'Confused and then shocked': Tucker Carlson believes Fox fired him as part of $787.5m Dominion settlement
After Fox News agreed to a $787.5 million settlement in Dominion Voting Systems' defamation lawsuit in April, another Fox News bombshell grabbed the media's attention: the right-wing cable news outlet had fired far-right Tucker Carlson, its top-rated host.
The news came as a major shock, as "Tucker Carlson Tonight" had been generating Fox News' highest ratings. But Fox News' execs, including owner Rupert Murdoch, seemed to believe that Carlson, ratings and all, had become a liability for them.

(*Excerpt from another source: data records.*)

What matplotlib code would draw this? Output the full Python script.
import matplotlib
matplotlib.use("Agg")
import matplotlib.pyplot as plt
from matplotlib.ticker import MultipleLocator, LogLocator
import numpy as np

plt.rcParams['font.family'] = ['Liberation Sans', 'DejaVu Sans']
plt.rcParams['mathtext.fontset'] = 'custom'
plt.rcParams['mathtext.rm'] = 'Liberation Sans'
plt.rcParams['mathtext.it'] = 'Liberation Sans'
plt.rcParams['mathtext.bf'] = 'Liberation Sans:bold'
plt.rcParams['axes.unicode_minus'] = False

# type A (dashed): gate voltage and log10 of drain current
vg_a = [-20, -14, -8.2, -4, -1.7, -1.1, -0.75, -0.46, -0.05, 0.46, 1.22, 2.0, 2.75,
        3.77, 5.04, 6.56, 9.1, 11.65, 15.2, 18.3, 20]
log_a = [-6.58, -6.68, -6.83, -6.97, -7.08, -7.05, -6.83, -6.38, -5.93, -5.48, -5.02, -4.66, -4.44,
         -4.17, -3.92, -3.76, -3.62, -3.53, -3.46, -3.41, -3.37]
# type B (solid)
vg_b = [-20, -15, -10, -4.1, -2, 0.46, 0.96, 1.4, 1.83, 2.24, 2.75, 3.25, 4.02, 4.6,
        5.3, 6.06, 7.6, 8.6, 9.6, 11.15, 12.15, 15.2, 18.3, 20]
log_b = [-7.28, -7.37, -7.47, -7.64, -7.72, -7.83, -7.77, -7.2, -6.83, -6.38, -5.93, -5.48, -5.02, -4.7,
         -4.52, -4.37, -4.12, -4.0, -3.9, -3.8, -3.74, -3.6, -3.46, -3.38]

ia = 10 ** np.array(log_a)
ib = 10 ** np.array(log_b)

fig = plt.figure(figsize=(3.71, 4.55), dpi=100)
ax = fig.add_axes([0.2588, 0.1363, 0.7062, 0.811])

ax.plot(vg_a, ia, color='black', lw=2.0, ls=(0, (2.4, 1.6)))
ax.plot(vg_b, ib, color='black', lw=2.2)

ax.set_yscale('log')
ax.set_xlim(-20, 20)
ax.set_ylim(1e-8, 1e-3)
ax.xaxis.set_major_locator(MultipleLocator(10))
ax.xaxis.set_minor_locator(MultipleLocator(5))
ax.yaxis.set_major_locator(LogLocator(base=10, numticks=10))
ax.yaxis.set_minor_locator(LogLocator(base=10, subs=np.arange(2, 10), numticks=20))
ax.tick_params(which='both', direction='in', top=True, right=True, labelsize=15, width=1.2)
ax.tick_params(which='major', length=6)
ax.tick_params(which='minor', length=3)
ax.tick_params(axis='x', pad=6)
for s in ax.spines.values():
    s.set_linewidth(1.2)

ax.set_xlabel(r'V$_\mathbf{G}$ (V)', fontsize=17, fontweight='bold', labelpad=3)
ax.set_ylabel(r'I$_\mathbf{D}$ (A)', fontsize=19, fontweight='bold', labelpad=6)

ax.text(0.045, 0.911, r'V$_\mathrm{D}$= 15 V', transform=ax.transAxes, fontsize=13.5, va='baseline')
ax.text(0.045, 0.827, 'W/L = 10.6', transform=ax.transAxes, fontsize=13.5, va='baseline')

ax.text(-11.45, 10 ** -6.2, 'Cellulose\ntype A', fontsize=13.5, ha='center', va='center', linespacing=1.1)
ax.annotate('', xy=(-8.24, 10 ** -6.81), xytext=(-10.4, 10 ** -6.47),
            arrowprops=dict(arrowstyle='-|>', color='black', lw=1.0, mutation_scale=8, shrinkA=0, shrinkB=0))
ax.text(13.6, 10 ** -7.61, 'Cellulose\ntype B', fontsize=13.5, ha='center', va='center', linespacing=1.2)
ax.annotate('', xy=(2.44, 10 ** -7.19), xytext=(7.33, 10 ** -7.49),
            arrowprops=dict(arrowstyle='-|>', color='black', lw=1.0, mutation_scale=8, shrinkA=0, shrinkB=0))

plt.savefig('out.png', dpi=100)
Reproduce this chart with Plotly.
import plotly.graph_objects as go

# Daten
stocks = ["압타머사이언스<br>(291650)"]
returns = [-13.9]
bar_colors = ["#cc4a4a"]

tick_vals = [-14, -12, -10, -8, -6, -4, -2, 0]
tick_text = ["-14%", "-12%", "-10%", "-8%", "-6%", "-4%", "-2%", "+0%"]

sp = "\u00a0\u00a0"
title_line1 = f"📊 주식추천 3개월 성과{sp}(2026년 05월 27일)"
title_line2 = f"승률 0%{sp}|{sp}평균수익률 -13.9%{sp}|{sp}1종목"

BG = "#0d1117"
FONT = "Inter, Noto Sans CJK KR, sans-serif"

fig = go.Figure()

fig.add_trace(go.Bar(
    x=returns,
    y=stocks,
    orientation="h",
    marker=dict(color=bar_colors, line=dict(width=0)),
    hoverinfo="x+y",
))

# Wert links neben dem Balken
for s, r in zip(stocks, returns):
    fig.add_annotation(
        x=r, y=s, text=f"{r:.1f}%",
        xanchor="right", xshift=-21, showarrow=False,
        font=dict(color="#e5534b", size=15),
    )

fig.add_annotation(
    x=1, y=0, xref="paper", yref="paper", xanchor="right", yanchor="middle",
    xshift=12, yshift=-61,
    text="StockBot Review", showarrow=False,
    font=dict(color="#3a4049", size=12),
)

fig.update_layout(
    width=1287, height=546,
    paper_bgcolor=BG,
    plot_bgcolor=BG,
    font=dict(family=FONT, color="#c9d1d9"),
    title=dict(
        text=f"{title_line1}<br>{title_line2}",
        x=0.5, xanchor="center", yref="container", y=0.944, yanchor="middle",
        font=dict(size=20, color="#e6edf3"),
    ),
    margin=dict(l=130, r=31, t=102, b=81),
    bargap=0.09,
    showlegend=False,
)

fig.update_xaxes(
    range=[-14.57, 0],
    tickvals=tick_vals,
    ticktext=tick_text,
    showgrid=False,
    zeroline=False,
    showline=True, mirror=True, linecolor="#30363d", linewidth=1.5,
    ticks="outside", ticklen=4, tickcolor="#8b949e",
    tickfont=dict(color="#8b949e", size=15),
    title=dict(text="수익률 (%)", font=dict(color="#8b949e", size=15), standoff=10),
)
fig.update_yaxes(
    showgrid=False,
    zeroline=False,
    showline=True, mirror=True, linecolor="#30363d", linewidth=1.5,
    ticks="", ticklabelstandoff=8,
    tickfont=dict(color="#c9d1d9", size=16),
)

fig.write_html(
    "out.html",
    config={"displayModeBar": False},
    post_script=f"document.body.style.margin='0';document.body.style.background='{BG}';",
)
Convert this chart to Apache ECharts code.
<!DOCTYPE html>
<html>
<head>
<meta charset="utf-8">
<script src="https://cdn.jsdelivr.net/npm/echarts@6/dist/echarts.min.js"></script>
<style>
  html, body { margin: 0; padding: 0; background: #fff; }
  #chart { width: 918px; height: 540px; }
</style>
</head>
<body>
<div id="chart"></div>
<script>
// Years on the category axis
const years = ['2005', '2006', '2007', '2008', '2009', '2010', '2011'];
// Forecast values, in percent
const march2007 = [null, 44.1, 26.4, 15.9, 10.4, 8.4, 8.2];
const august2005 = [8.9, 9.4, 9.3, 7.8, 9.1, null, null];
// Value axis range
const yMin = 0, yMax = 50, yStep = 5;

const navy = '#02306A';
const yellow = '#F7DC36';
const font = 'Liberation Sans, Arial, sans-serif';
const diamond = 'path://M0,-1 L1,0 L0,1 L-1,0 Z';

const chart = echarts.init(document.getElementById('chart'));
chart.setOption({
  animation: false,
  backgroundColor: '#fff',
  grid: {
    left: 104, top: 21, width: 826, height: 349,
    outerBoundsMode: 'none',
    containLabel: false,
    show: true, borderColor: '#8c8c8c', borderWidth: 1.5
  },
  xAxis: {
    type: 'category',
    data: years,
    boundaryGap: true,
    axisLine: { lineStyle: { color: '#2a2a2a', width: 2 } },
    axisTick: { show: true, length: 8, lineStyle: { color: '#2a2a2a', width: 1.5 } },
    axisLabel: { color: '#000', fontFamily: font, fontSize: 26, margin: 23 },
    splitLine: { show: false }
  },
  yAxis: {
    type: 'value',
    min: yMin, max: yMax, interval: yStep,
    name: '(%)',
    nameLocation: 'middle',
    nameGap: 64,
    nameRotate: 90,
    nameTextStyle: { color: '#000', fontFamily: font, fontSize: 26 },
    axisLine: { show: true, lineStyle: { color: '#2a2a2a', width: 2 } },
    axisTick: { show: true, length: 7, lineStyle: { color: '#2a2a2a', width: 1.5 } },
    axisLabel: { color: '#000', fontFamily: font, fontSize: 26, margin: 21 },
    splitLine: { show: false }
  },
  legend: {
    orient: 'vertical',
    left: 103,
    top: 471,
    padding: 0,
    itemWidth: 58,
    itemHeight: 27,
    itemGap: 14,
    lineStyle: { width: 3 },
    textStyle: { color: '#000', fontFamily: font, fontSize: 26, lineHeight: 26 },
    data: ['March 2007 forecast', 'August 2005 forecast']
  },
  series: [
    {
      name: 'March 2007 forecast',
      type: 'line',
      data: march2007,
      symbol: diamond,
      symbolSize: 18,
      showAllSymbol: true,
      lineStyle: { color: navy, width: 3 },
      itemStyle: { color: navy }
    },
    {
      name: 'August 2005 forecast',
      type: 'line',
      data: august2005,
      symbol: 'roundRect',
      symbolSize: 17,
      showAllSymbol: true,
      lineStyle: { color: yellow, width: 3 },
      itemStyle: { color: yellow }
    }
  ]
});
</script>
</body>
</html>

According to "Tucker" author Chadwick Moore's new biography, the former Fox News host believes that firing him was a condition of the Dominion settlement.
The Guardian's Martin Pengelly reports that Carlson told Moore, "They agreed to take me off the air, my show off the air, as a condition of the Dominion settlement. They had to settle this. Rupert couldn't testify. I think that deal was made minutes before the trial started. I mean, I know it was."

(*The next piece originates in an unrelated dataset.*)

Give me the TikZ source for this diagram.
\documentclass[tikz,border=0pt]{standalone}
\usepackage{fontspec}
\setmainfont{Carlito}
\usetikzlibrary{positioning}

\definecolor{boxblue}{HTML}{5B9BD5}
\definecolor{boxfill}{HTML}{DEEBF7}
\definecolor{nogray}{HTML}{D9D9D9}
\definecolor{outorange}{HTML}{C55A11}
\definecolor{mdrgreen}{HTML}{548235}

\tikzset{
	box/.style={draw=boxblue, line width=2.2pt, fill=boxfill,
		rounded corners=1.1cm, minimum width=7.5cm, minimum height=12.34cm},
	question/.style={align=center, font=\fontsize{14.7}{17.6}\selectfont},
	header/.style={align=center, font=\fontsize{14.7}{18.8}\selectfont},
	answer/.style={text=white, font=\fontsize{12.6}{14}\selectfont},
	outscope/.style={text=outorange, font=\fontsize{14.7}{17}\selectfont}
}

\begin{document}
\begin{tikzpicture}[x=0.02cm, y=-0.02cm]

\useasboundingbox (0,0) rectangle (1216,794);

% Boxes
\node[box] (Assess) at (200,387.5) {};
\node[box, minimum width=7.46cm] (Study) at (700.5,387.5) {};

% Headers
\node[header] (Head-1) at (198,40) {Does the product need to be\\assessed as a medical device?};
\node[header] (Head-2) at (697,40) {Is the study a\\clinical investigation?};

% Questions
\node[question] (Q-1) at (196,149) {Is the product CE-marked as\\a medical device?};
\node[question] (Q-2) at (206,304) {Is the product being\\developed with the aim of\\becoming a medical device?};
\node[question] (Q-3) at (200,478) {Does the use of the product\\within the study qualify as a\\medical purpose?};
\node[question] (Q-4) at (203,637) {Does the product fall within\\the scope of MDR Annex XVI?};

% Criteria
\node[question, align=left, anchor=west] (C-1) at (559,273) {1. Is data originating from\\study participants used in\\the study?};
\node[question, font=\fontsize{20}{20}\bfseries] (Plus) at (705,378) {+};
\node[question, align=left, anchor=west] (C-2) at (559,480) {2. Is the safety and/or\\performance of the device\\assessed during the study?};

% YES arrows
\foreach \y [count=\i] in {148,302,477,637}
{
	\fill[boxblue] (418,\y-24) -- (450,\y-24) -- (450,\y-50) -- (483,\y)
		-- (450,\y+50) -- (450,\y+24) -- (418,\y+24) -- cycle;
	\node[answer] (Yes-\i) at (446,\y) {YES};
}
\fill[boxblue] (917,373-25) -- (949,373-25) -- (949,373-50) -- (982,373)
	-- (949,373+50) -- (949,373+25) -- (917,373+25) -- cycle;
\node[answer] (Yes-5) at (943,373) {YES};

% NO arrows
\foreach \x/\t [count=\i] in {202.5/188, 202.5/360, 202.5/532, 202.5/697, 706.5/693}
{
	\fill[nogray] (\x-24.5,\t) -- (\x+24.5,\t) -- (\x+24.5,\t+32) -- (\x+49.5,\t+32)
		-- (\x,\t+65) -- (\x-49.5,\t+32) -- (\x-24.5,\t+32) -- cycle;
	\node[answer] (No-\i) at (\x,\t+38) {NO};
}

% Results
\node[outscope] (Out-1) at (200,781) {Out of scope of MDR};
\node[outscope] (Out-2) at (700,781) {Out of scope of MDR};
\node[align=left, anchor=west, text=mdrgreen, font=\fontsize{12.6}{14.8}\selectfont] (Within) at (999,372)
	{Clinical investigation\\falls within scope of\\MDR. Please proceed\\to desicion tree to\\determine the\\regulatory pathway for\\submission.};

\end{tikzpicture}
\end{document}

Pengelly notes that Dominion "denies that Carlson was fired…. as part of the settlement."
In Moore's book (due out on August 1), Carlson says that the firing came as a shock. When Fox News exec Suzanne Scott called him on April 24, according to Carlson, he thought at first that she wanted to congratulate him on "Tucker Carlson Tonight's" six-year anniversary in the 8 PM EST time slot.
Carlson told Moore, "I was first confused, and then shocked. It was just, 'We're taking you off the air.' No explanation why, and they've let me guess ever since. That's literally all I know. I asked if I violated my contract. They said no, I'm not fired — I'm still under contract."